Thursday, 9 November 2017

#52Stories, Week 44, Memorabilia

Since I wrote about mealtimes a month or so ago, I’ve been thinking about other childhood memories. Combine that with the focus of my study right now – Oral History – there has been a whole lot of thinking going on.

One reading for my course focused on the memories attached to objects like photos and bric-a-brac or even appliances ! In this article the family photographed every room and wall in their mother’s home after she had passed away, to preserve the memory of how her home looked. That was something I never thought of. The idea was that although someone might think they had no memory of a particular event, the photograph might uncover a lost thought. I can see how that might work.

Anyways, it got me thinking about objects I have accumulated and where they came from.

In one of my boxes there is a 45 (you all know what they are – right ?) in a worn paper sleeve with tracks such as Old King Cole and Little Boy Blue which used to get played again and again on the radiogram at Nana’s. The disc would sit at the top of the spindle and drop to the mat and play the tunes we loved so much. Interestingly that same radiogram is now a treasured belonging of Lauren. It doesn’t work now, need to get that sorted.

I have some of Nana’s cookbooks and a collection of ornaments that used to live in the china cabinet. I think we all chose something from there to keep. I also have a few other little containers which I think came from my other Nana’s home.

In my brother’s garage there is a well loved light brown Morris Minor. We all have memories of that car I think. Trips to the Lake, the garden centre, Whakamaru, the Mount, the pool at Cambridge (and breaking down on the way home and needing to get towed), to Te Awamutu, Auckland and even all the way to Wellington.

Then there are photos, the memories attached to some of these are gone now as there is no-one to tell them. Others still have memories which can be shared – just need to work out the best way to record all of them.

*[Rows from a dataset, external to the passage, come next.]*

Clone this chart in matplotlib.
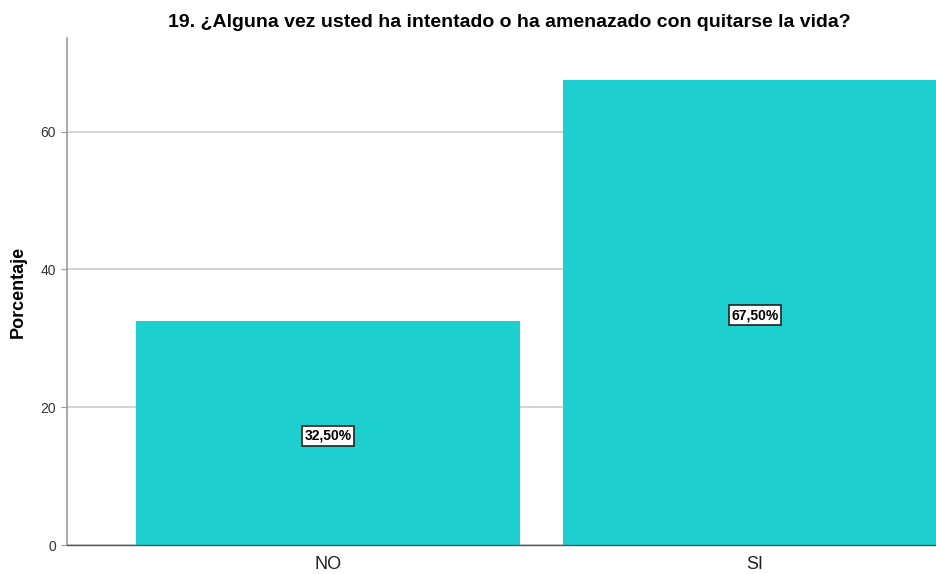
import matplotlib
matplotlib.use("Agg")
import matplotlib.pyplot as plt

categories = ["NO", "SI"]
values = [32.5, 67.5]
labels = ["32,50%", "67,50%"]
title = "19. ¿Alguna vez usted ha intentado o ha amenazado con quitarse la vida?"
ylabel = "Porcentaje"
yticks = [0, 20, 40, 60]

plt.rcParams['font.family'] = ['Liberation Sans', 'DejaVu Sans']

fig = plt.figure(figsize=(9.36, 5.74), dpi=100)
ax = fig.add_axes([0.0716, 0.0505, 0.9284, 0.8835])

x = list(range(len(categories)))
ax.bar(x, values, width=0.9, color="#1ECFCF", zorder=2)
ax.set_xlim(-0.611, 1.424)
ax.set_ylim(0, 73.6)
ax.set_yticks(yticks)
ax.set_xticks(x)
ax.set_xticklabels(categories, fontsize=13, color="#222222")
ax.tick_params(axis='x', length=0, pad=8)
ax.tick_params(axis='y', length=4, color="#999999", labelsize=10, labelcolor="#333333", pad=4)
ax.grid(axis='y', color="#cccccc", linewidth=1.2, zorder=0)
for s in ['top', 'right']:
    ax.spines[s].set_visible(False)
ax.spines['left'].set_color("#999999")
ax.spines['left'].set_linewidth(1.2)
ax.spines['bottom'].set_color("#555555")
ax.spines['bottom'].set_linewidth(1.0)
ax.set_ylabel(ylabel, fontsize=13, fontweight='bold')
ax.yaxis.set_label_coords(-0.046, 0.5)
fig.suptitle(title, x=0.544, y=0.975, fontsize=14, fontweight='bold')

for xi, v, lab in zip(x, values, labels):
    ax.text(xi, v / 2 - 0.4, lab, ha='center', va='center', fontsize=10, fontweight='bold',
            family=['Liberation Sans Narrow', 'Liberation Sans', 'DejaVu Sans'],
            bbox=dict(boxstyle='square,pad=0.2', facecolor='white', edgecolor='#222222', linewidth=1.2),
            zorder=3)

fig.savefig("out.png", dpi=100)
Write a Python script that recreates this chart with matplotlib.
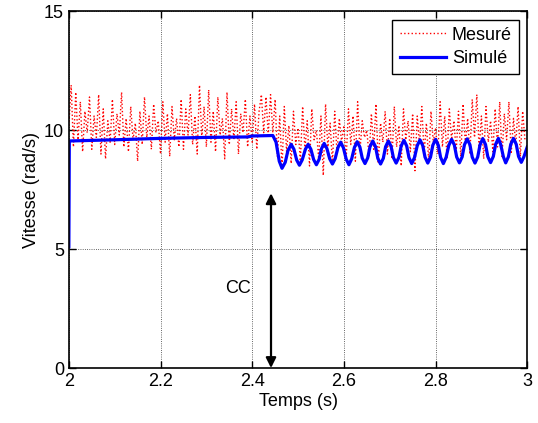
import matplotlib
matplotlib.use("Agg")
import matplotlib.pyplot as plt
import numpy as np

# mesure : vitesse echantillonnee toutes les 5 ms a partir de t = 2 s
debut_mesure = 2.0
pas_mesure = 0.005
vitesse_mesure = [
    10.2, 11.9, 9.3, 11.6, 9.6, 11.2, 9.1, 10.8, 9.9, 11.4,
    9.2, 10.6, 9.7, 11.5, 9.0, 10.9, 8.8, 10.4, 9.5, 11.3,
    9.4, 10.7, 9.8, 11.6, 9.3, 10.5, 9.1, 11.0, 9.6, 10.3,
    8.7, 10.8, 9.4, 11.4, 9.7, 10.6, 9.2, 11.1, 9.9, 10.4,
    9.0, 11.2, 9.5, 10.7, 8.9, 11.0, 9.6, 10.5, 9.3, 11.3,
    9.2, 10.9, 9.8, 11.5, 9.4, 10.6, 9.0, 11.9, 9.7, 11.0,
    9.3, 11.7, 9.5, 10.8, 9.1, 11.4, 9.8, 10.5, 8.8, 11.6,
    9.4, 10.9, 9.6, 11.2, 9.0, 10.7, 9.9, 11.3, 9.3, 10.6,
    9.5, 11.1, 9.2, 10.8,
    11.5, 9.9, 11.4, 9.8, 11.5, 9.9,
    11.3, 8.9, 10.6, 8.4, 11.0, 9.1, 10.2, 8.6, 10.8, 9.4,
    10.1, 8.7, 11.0, 9.2, 10.4, 8.5, 10.9, 9.6, 10.0, 8.8,
    10.6, 8.1, 11.1, 9.3, 10.3, 8.6, 10.8, 9.0, 10.5, 9.5,
    10.2, 8.8, 10.9, 9.4, 10.6, 8.7, 11.2, 9.1, 10.4, 9.7,
    10.0, 8.9, 10.7, 9.2, 11.1, 8.6, 10.3, 9.5, 10.8, 9.0,
    10.5, 8.8, 11.0, 9.3, 10.2, 8.5, 10.9, 9.6, 10.4, 9.1,
    10.7, 8.3, 10.6, 9.4, 11.0, 9.0, 10.3, 8.7, 10.8, 9.5,
    10.1, 9.0, 11.2, 9.3, 10.6, 8.8, 10.9, 9.6, 10.4, 9.1,
    10.8, 8.9, 11.1, 9.4, 10.5, 9.0, 11.3, 9.7, 11.5, 9.2,
    10.6, 8.8, 11.0, 9.5, 10.4, 9.1, 10.9, 9.3, 11.2, 8.9,
    10.7, 9.6, 11.2, 9.0, 10.5, 9.4, 11.0, 8.9, 10.8, 9.6,
]
temps_mesure = debut_mesure + pas_mesure * np.arange(len(vitesse_mesure))

# simulation : points
temps_simule = [
    2.0, 2.001, 2.10, 2.20, 2.30, 2.39, 2.40, 2.445, 2.452, 2.459,
    2.465, 2.472, 2.478, 2.485, 2.491, 2.497,
    2.503, 2.509, 2.516, 2.522, 2.528, 2.534,
    2.540, 2.546, 2.551, 2.557, 2.563, 2.569,
    2.575, 2.581, 2.587, 2.593, 2.599, 2.605,
    2.611, 2.617, 2.623, 2.629, 2.635, 2.640,
    2.646, 2.652, 2.657, 2.663, 2.669, 2.674,
    2.680, 2.686, 2.691, 2.697, 2.703, 2.708,
    2.714, 2.720, 2.725, 2.731, 2.737, 2.742,
    2.748, 2.754, 2.760, 2.766, 2.772, 2.777,
    2.783, 2.789, 2.794, 2.800, 2.806, 2.811,
    2.817, 2.823, 2.829, 2.835, 2.841, 2.846,
    2.852, 2.858, 2.863, 2.869, 2.875, 2.880,
    2.886, 2.892, 2.897, 2.903, 2.909, 2.914,
    2.920, 2.926, 2.931, 2.937, 2.942, 2.948,
    2.953, 2.959, 2.964, 2.970, 2.976, 2.981,
    2.987, 2.993, 3.0,
]
vitesse_simule = [
    5.1, 9.55, 9.6, 9.66, 9.7, 9.72, 9.76, 9.78, 9.5, 8.7,
    8.40, 8.65, 9.15, 9.41, 9.20, 8.75,
    8.53, 8.75, 9.20, 9.41, 9.20, 8.77,
    8.55, 8.78, 9.22, 9.45, 9.23, 8.80,
    8.58, 8.81, 9.27, 9.50, 9.26, 8.79,
    8.55, 8.80, 9.28, 9.52, 9.29, 8.83,
    8.60, 8.84, 9.31, 9.55, 9.31, 8.82,
    8.58, 8.82, 9.31, 9.55, 9.32, 8.85,
    8.62, 8.86, 9.34, 9.58, 9.34, 8.85,
    8.60, 8.85, 9.35, 9.60, 9.36, 8.87,
    8.62, 8.87, 9.37, 9.62, 9.37, 8.86,
    8.60, 8.86, 9.37, 9.62, 9.38, 8.88,
    8.63, 8.88, 9.39, 9.64, 9.39, 8.87,
    8.62, 8.88, 9.39, 9.65, 9.40, 8.89,
    8.64, 8.90, 9.41, 9.66, 9.41, 8.88,
    8.63, 8.89, 9.41, 9.66, 9.41, 8.90,
    8.65, 8.90, 9.30,
]

# court-circuit
t_cc = 2.441
haut_fleche = 7.35
texte_cc = "CC"

xticks = [2, 2.2, 2.4, 2.6, 2.8, 3]
yticks = [0, 5, 10, 15]

plt.rcParams['font.family'] = ['Liberation Sans', 'DejaVu Sans']

fig = plt.figure(figsize=(5.38, 4.23), dpi=100)
ax = fig.add_axes([0.128, 0.130, 0.852, 0.843])

ax.plot(temps_mesure, vitesse_mesure, 'r:', lw=1.0, label='Mesuré')
ax.plot(temps_simule, vitesse_simule, 'b-', lw=2.3, label='Simulé',
        solid_joinstyle='round')

ax.annotate('', xy=(t_cc, 0), xytext=(t_cc, haut_fleche),
            arrowprops=dict(arrowstyle='<|-|>', color='k', lw=1.6,
                            mutation_scale=15, shrinkA=0, shrinkB=0))
ax.text(2.398, 3.36, texte_cc, ha='right', va='center', fontsize=13)

ax.set_xlim(2, 3)
ax.set_ylim(0, 15)
ax.set_xticks(xticks)
ax.set_xticklabels(['2', '2.2', '2.4', '2.6', '2.8', '3'])
ax.set_yticks(yticks)
ax.tick_params(direction='in', top=True, right=True, length=5,
               labelsize=13, width=1)
ax.grid(True, linestyle=':', color='k', lw=0.6, alpha=0.8)
for s in ax.spines.values():
    s.set_linewidth(1.2)

ax.set_xlabel('Temps (s)', fontsize=13, labelpad=2)
ax.set_ylabel('Vitesse (rad/s)', fontsize=13, labelpad=3)

leg = ax.legend(loc='upper right', fontsize=13, fancybox=False,
                edgecolor='k', framealpha=1, handlelength=2.6,
                borderaxespad=0.45, labelspacing=0.35, handletextpad=0.3,
                borderpad=0.4)
leg.get_frame().set_linewidth(1.0)

fig.savefig('out.png', dpi=100)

One thing in the reading article was the “magic” toaster – it got me thinking about toasters. Ours was one with doors – is that what you’d call them ? You had to toast the bread one side at a time, opening and closing the “door” to turn it over. A pop-up toaster was along time coming in our house. Toast also arrived at the breakfast table on a toast rack ! I need to get back to that. It seemed like a more mindful way to start the day, rather than the rush it often is – to get up, eat and get out the door these days.